▶ _GIVEN EXERCISE_: Skip every image and restate the data word for word.

▶ _COLLECTED DATA_:
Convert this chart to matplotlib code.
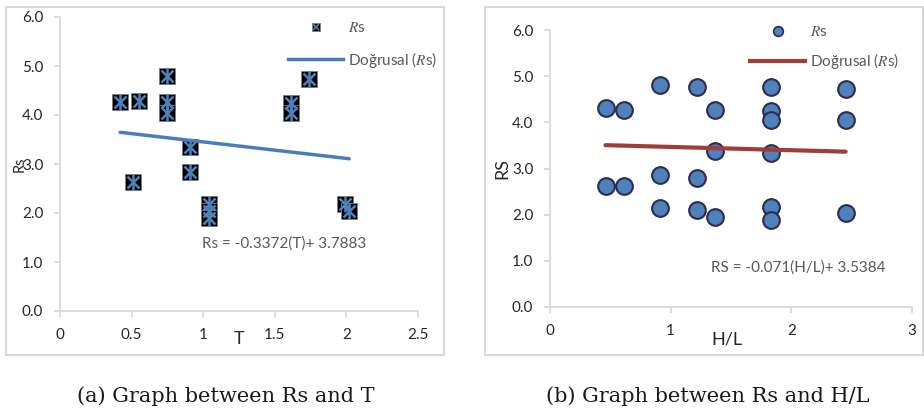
#!/usr/bin/env python3
import matplotlib
matplotlib.use("Agg")
import matplotlib.pyplot as plt
from matplotlib.lines import Line2D
from matplotlib.patches import Rectangle

plt.rcParams['font.family'] = ['Lato', 'DejaVu Sans']
plt.rcParams['mathtext.fontset'] = 'stix'

# (a) Rs against T
t_vals = [0.42, 0.55, 0.51, 0.75, 0.75, 0.75, 0.91, 0.91, 1.04, 1.04, 1.04,
          1.61, 1.61, 1.74, 1.99, 2.02]
rs_t = [4.27, 4.29, 2.64, 4.80, 4.27, 4.05, 3.35, 2.84, 2.19, 2.05, 1.90,
        4.24, 4.05, 4.74, 2.19, 2.05]
slope_t, icpt_t = -0.3372, 3.7883

# (b) Rs against H/L
hl_vals = [0.46, 0.46, 0.61, 0.61, 0.91, 0.91, 0.91, 1.22, 1.22, 1.22,
           1.37, 1.37, 1.37, 1.83, 1.83, 1.83, 1.83, 1.83, 1.83,
           2.45, 2.45, 2.45]
rs_hl = [4.32, 2.62, 4.27, 2.62, 4.81, 2.86, 2.15, 4.77, 2.80, 2.11,
         4.26, 3.38, 1.94, 4.76, 4.24, 4.06, 3.34, 2.17, 1.89,
         4.72, 4.06, 2.04]
slope_hl, icpt_hl = -0.071, 3.5384

BLUE = '#4f81bd'
RED = '#a03d3a'
GRID = '#d9d9d9'
TXT = '#262626'


def style_axes(ax, xmax, xstep):
    for s in ('top', 'right'):
        ax.spines[s].set_visible(False)
    for s in ('left', 'bottom'):
        ax.spines[s].set_color(GRID)
        ax.spines[s].set_linewidth(1.3)
    ax.set_ylim(0, 6)
    ax.set_xlim(0, xmax)
    ax.set_yticks([0, 1, 2, 3, 4, 5, 6])
    ax.set_yticklabels(['%.1f' % v for v in range(7)])
    ticks = [i * xstep for i in range(int(round(xmax / xstep)) + 1)]
    ax.set_xticks(ticks)
    ax.set_xticklabels(['%g' % v for v in ticks])
    ax.tick_params(colors=GRID, labelcolor=TXT, labelsize=11, length=4,
                   width=1.3, pad=8)


fig = plt.figure(figsize=(9.24, 4.13), dpi=100)

# panel frames
for x0 in (6 / 924, 485 / 924):
    fig.patches.append(Rectangle((x0, 1 - 355 / 413), 438 / 924, 348 / 413,
                                 transform=fig.transFigure, fill=False,
                                 edgecolor=GRID, linewidth=1.5))

# ---- left panel
ax1 = fig.add_axes([60 / 924, 1 - 311 / 413, 358 / 924, 294 / 413])
style_axes(ax1, 2.5, 0.5)
ax1.plot(t_vals, rs_t, 's', ms=11, mfc='black', mec='#808080', mew=0.6,
         zorder=3)
ax1.plot(t_vals, rs_t, 'x', ms=9, mec=BLUE, mew=1.8, zorder=4)
ax1.plot(t_vals, rs_t, '|', ms=11, mec=BLUE, mew=1.8, zorder=4)
tx = [min(t_vals), max(t_vals)]
ax1.plot(tx, [slope_t * x + icpt_t for x in tx], color='#4a7ebb', lw=2.5,
         solid_capstyle='round', zorder=5)
ax1.text(0.626, 0.231, 'Rs = -0.3372(T)+ 3.7883', transform=ax1.transAxes,
         ha='center', va='center', fontsize=11, color='#595959')
ax1.set_xlabel('T', fontsize=13, color=TXT)
ax1.xaxis.set_label_coords(0.5, -0.068)
ax1.set_ylabel('Rs', fontsize=10.5, color=TXT)
ax1.yaxis.set_label_coords(-0.092, 0.5)

sq = Line2D([], [], ls='none', marker='s', ms=6, mfc='black', mec='#808080',
            mew=0.5)
xx = Line2D([], [], ls='none', marker='x', ms=5, mec=BLUE, mew=1.2)
ln1 = Line2D([], [], color='#4a7ebb', lw=2.5)
ax1.legend([(sq, xx), ln1], [r'$R$s', r'Doğrusal ($R$s)'],
           loc='upper left', bbox_to_anchor=(288 / 924, 1 - 21 / 413),
           bbox_transform=fig.transFigure, frameon=False, fontsize=11,
           handlelength=3.6, handletextpad=0.35, labelspacing=0.95,
           borderpad=0, borderaxespad=0, labelcolor='#595959')

# ---- right panel
ax2 = fig.add_axes([550 / 924, 1 - 307 / 413, 362 / 924, 277 / 413])
style_axes(ax2, 3, 1)
ax2.plot(hl_vals, rs_hl, 'o', ms=12, mfc=BLUE, mec='#2e2b4e', mew=1.5,
         zorder=3)
hx = [min(hl_vals), max(hl_vals)]
ax2.plot(hx, [slope_hl * x + icpt_hl for x in hx], color=RED, lw=3,
         solid_capstyle='round', zorder=4)
ax2.text(0.685, 0.141, 'RS = -0.071(H/L)+ 3.5384', transform=ax2.transAxes,
         ha='center', va='center', fontsize=11, color='#595959')
ax2.set_xlabel('H/L', fontsize=13, color=TXT)
ax2.xaxis.set_label_coords(0.489, -0.088)
ax2.set_ylabel('RS', fontsize=13, color=TXT)
ax2.yaxis.set_label_coords(-0.11, 0.5)

dot = Line2D([], [], ls='none', marker='o', ms=7, mfc=BLUE, mec='#2e2b4e',
             mew=1.2)
ln2 = Line2D([], [], color=RED, lw=3)
ax2.legend([dot, ln2], [r'$R$s', r'Doğrusal ($R$s)'],
           loc='upper left', bbox_to_anchor=(750 / 924, 1 - 25 / 413),
           bbox_transform=fig.transFigure, frameon=False, fontsize=11,
           handlelength=3.6, handletextpad=0.35, labelspacing=0.8,
           borderpad=0, borderaxespad=0, labelcolor='#595959')

# captions
fig.text(226 / 924, 1 - 396 / 413, '(a) Graph between Rs and T',
         ha='center', va='center', fontsize=15, family='DejaVu Serif',
         color='#1a1a1a')
fig.text(708 / 924, 1 - 396 / 413, '(b) Graph between Rs and H/L',
         ha='center', va='center', fontsize=15, family='DejaVu Serif',
         color='#1a1a1a')

fig.savefig('out.png', dpi=100)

▶ _WRITTEN SOLUTION_:
Convert this chart to matplotlib code.
#!/usr/bin/env python3
import matplotlib
matplotlib.use("Agg")
import matplotlib.pyplot as plt
from matplotlib.lines import Line2D
from matplotlib.patches import Rectangle

plt.rcParams['font.family'] = ['Lato', 'DejaVu Sans']
plt.rcParams['mathtext.fontset'] = 'stix'

# (a) Rs against T
t_vals = [0.42, 0.55, 0.51, 0.75, 0.75, 0.75, 0.91, 0.91, 1.04, 1.04, 1.04,
          1.61, 1.61, 1.74, 1.99, 2.02]
rs_t = [4.27, 4.29, 2.64, 4.80, 4.27, 4.05, 3.35, 2.84, 2.19, 2.05, 1.90,
        4.24, 4.05, 4.74, 2.19, 2.05]
slope_t, icpt_t = -0.3372, 3.7883

# (b) Rs against H/L
hl_vals = [0.46, 0.46, 0.61, 0.61, 0.91, 0.91, 0.91, 1.22, 1.22, 1.22,
           1.37, 1.37, 1.37, 1.83, 1.83, 1.83, 1.83, 1.83, 1.83,
           2.45, 2.45, 2.45]
rs_hl = [4.32, 2.62, 4.27, 2.62, 4.81, 2.86, 2.15, 4.77, 2.80, 2.11,
         4.26, 3.38, 1.94, 4.76, 4.24, 4.06, 3.34, 2.17, 1.89,
         4.72, 4.06, 2.04]
slope_hl, icpt_hl = -0.071, 3.5384

BLUE = '#4f81bd'
RED = '#a03d3a'
GRID = '#d9d9d9'
TXT = '#262626'


def style_axes(ax, xmax, xstep):
    for s in ('top', 'right'):
        ax.spines[s].set_visible(False)
    for s in ('left', 'bottom'):
        ax.spines[s].set_color(GRID)
        ax.spines[s].set_linewidth(1.3)
    ax.set_ylim(0, 6)
    ax.set_xlim(0, xmax)
    ax.set_yticks([0, 1, 2, 3, 4, 5, 6])
    ax.set_yticklabels(['%.1f' % v for v in range(7)])
    ticks = [i * xstep for i in range(int(round(xmax / xstep)) + 1)]
    ax.set_xticks(ticks)
    ax.set_xticklabels(['%g' % v for v in ticks])
    ax.tick_params(colors=GRID, labelcolor=TXT, labelsize=11, length=4,
                   width=1.3, pad=8)


fig = plt.figure(figsize=(9.24, 4.13), dpi=100)

# panel frames
for x0 in (6 / 924, 485 / 924):
    fig.patches.append(Rectangle((x0, 1 - 355 / 413), 438 / 924, 348 / 413,
                                 transform=fig.transFigure, fill=False,
                                 edgecolor=GRID, linewidth=1.5))

# ---- left panel
ax1 = fig.add_axes([60 / 924, 1 - 311 / 413, 358 / 924, 294 / 413])
style_axes(ax1, 2.5, 0.5)
ax1.plot(t_vals, rs_t, 's', ms=11, mfc='black', mec='#808080', mew=0.6,
         zorder=3)
ax1.plot(t_vals, rs_t, 'x', ms=9, mec=BLUE, mew=1.8, zorder=4)
ax1.plot(t_vals, rs_t, '|', ms=11, mec=BLUE, mew=1.8, zorder=4)
tx = [min(t_vals), max(t_vals)]
ax1.plot(tx, [slope_t * x + icpt_t for x in tx], color='#4a7ebb', lw=2.5,
         solid_capstyle='round', zorder=5)
ax1.text(0.626, 0.231, 'Rs = -0.3372(T)+ 3.7883', transform=ax1.transAxes,
         ha='center', va='center', fontsize=11, color='#595959')
ax1.set_xlabel('T', fontsize=13, color=TXT)
ax1.xaxis.set_label_coords(0.5, -0.068)
ax1.set_ylabel('Rs', fontsize=10.5, color=TXT)
ax1.yaxis.set_label_coords(-0.092, 0.5)

sq = Line2D([], [], ls='none', marker='s', ms=6, mfc='black', mec='#808080',
            mew=0.5)
xx = Line2D([], [], ls='none', marker='x', ms=5, mec=BLUE, mew=1.2)
ln1 = Line2D([], [], color='#4a7ebb', lw=2.5)
ax1.legend([(sq, xx), ln1], [r'$R$s', r'Doğrusal ($R$s)'],
           loc='upper left', bbox_to_anchor=(288 / 924, 1 - 21 / 413),
           bbox_transform=fig.transFigure, frameon=False, fontsize=11,
           handlelength=3.6, handletextpad=0.35, labelspacing=0.95,
           borderpad=0, borderaxespad=0, labelcolor='#595959')

# ---- right panel
ax2 = fig.add_axes([550 / 924, 1 - 307 / 413, 362 / 924, 277 / 413])
style_axes(ax2, 3, 1)
ax2.plot(hl_vals, rs_hl, 'o', ms=12, mfc=BLUE, mec='#2e2b4e', mew=1.5,
         zorder=3)
hx = [min(hl_vals), max(hl_vals)]
ax2.plot(hx, [slope_hl * x + icpt_hl for x in hx], color=RED, lw=3,
         solid_capstyle='round', zorder=4)
ax2.text(0.685, 0.141, 'RS = -0.071(H/L)+ 3.5384', transform=ax2.transAxes,
         ha='center', va='center', fontsize=11, color='#595959')
ax2.set_xlabel('H/L', fontsize=13, color=TXT)
ax2.xaxis.set_label_coords(0.489, -0.088)
ax2.set_ylabel('RS', fontsize=13, color=TXT)
ax2.yaxis.set_label_coords(-0.11, 0.5)

dot = Line2D([], [], ls='none', marker='o', ms=7, mfc=BLUE, mec='#2e2b4e',
             mew=1.2)
ln2 = Line2D([], [], color=RED, lw=3)
ax2.legend([dot, ln2], [r'$R$s', r'Doğrusal ($R$s)'],
           loc='upper left', bbox_to_anchor=(750 / 924, 1 - 25 / 413),
           bbox_transform=fig.transFigure, frameon=False, fontsize=11,
           handlelength=3.6, handletextpad=0.35, labelspacing=0.8,
           borderpad=0, borderaxespad=0, labelcolor='#595959')

# captions
fig.text(226 / 924, 1 - 396 / 413, '(a) Graph between Rs and T',
         ha='center', va='center', fontsize=15, family='DejaVu Serif',
         color='#1a1a1a')
fig.text(708 / 924, 1 - 396 / 413, '(b) Graph between Rs and H/L',
         ha='center', va='center', fontsize=15, family='DejaVu Serif',
         color='#1a1a1a')

fig.savefig('out.png', dpi=100)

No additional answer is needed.